Genetic problem please help i have a test tomorrow and i think am gonna fail :(?

tell me how u would do this problem:
Color blindness is a sex linked trait and curly hair is dominant over straight hair. A man who is color blind and is heterozygous for curly hair marries a women who is a carrier for color blindness and has straight hair. List the phenotypic ratio of their children. you should have a: color blind b: colorblind curly hair c: normal vision curly d: normal vision straight. PLEASE if u know it try to explain it to me please please please i really want to pass that test on thursday! thnx plus for the best answer 10 points!

Color blindness is a recessive sex linked disorder. so the genotype for that is XcXc for a female and XcY for a male. If they have normal vision, the female can be either homozygous X+X+ (the pluses symbolize that lack of the mutant trait) or heterozygous X+Xc since the colorblindness allele is recessive, the heterozygous phenotype is normal vision. For curly hair, I'm almost positive that is autosomal. So that is the normal CC, Cc, cc being Homozygous curly, heterozygous curly, and straight respectively. Therefore you must perform a punnet square with 2 traits being evaluated.

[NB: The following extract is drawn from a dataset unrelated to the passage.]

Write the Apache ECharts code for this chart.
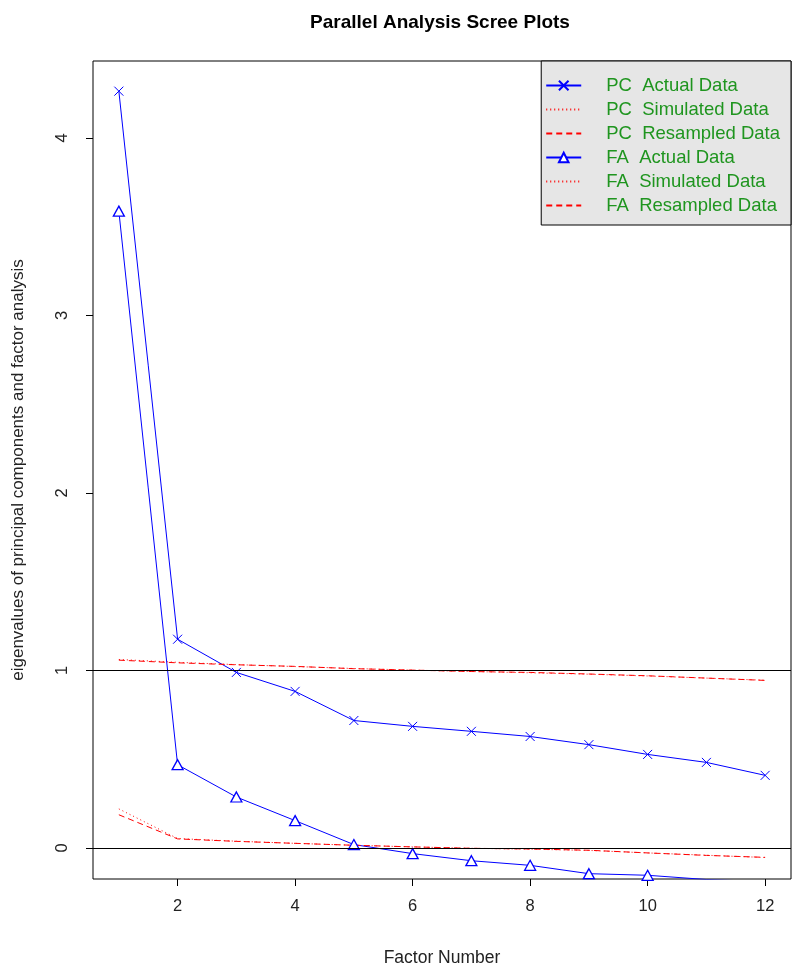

So you man who is colorblind is for sure XcY since he must have at least one colorblindness allele, and he is Cc for hair. The wife is X+Xc since she is a carrier of the allele, and she is cc for hair. I believe you can do the punnet square from there right? You should get a 9:3:3:1 ratio of offspring in F1generation. But this one is different not a 9:3:3:1 model like usual.
your mom has only 2 possible gametes to arrange across the top of you punnet square, and those are X+ c or Xc c.
The male however has 4 possible gametes to line up down the side of your punnet square, and those are Xc C, Xc c, Y C, and Y c. This is assuming the 2 alleles are not linked of course! I don't think these two genes are linked or if they are epistatic, polygenetic or anything, but assuming normal independent assortment, that should give you a 2 by 4 punnet square yielding 8 different genotypes. From the results I got you have XcX+ Cc, XcX+ cc, X+Y Cc, X+Y cc, XcXc Cc, XcXc cc, XcY Cc, XcY cc. those are your 8 genotypes for F1.

SO.... here is your answer...you have respective to my genotype list above: normal/ curly, normal/ straight, normal/ curly, normal/ straight, colorblind/ curly, colorblind/ straight, colorblind/curly, colorblind/ straight. That is
2 normal/ curly
2 normal/ straigth
2 colorblind/ curly
2 colorblind/ straigth

ok. there would be a 50% chance of colorblindness. and a 75% chance of straight hair.